- DATASET CONTENT
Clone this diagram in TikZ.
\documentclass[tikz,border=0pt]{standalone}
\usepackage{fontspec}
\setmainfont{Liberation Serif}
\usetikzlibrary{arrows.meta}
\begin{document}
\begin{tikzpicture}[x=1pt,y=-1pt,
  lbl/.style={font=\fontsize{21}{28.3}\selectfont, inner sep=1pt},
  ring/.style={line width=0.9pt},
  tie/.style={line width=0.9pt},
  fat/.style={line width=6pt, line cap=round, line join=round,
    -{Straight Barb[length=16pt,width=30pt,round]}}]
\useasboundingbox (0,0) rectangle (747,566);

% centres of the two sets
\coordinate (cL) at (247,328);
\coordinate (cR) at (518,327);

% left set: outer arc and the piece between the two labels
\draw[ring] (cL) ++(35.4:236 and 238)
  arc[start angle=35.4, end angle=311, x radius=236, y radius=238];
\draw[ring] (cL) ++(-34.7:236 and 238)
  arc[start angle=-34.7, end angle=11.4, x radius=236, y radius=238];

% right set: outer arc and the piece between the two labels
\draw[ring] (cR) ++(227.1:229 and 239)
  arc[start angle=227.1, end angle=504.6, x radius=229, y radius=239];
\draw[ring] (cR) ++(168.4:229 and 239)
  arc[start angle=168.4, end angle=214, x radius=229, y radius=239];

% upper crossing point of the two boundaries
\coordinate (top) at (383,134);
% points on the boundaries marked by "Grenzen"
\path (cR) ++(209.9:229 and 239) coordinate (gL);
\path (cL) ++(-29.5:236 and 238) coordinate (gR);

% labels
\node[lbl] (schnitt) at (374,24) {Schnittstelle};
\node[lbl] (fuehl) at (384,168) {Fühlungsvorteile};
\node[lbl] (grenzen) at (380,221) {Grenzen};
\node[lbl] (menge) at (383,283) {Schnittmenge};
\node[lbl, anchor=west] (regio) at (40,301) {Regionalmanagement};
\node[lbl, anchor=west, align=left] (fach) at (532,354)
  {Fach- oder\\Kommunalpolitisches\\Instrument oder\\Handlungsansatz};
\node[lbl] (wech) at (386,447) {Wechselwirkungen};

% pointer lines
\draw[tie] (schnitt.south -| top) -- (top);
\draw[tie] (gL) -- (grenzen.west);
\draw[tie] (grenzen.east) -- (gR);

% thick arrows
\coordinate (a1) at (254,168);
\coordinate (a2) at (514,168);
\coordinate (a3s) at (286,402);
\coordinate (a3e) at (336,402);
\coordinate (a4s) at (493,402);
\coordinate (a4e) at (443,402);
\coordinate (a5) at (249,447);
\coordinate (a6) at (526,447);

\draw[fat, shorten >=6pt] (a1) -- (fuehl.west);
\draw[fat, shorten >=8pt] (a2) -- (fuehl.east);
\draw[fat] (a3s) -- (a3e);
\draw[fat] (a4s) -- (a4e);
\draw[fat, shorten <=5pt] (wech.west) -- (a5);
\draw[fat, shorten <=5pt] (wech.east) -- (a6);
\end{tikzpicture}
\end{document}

- TASK INSTRUCTIONS
Look at the material above and copy, word for word, its lines from the first through the one containing "arc[start angle=-34.7, end".

- PROBLEM SOLUTION
Clone this diagram in TikZ.
\documentclass[tikz,border=0pt]{standalone}
\usepackage{fontspec}
\setmainfont{Liberation Serif}
\usetikzlibrary{arrows.meta}
\begin{document}
\begin{tikzpicture}[x=1pt,y=-1pt,
  lbl/.style={font=\fontsize{21}{28.3}\selectfont, inner sep=1pt},
  ring/.style={line width=0.9pt},
  tie/.style={line width=0.9pt},
  fat/.style={line width=6pt, line cap=round, line join=round,
    -{Straight Barb[length=16pt,width=30pt,round]}}]
\useasboundingbox (0,0) rectangle (747,566);

% centres of the two sets
\coordinate (cL) at (247,328);
\coordinate (cR) at (518,327);

% left set: outer arc and the piece between the two labels
\draw[ring] (cL) ++(35.4:236 and 238)
  arc[start angle=35.4, end angle=311, x radius=236, y radius=238];
\draw[ring] (cL) ++(-34.7:236 and 238)
  arc[start angle=-34.7, end angle=11.4, x radius=236, y radius=238];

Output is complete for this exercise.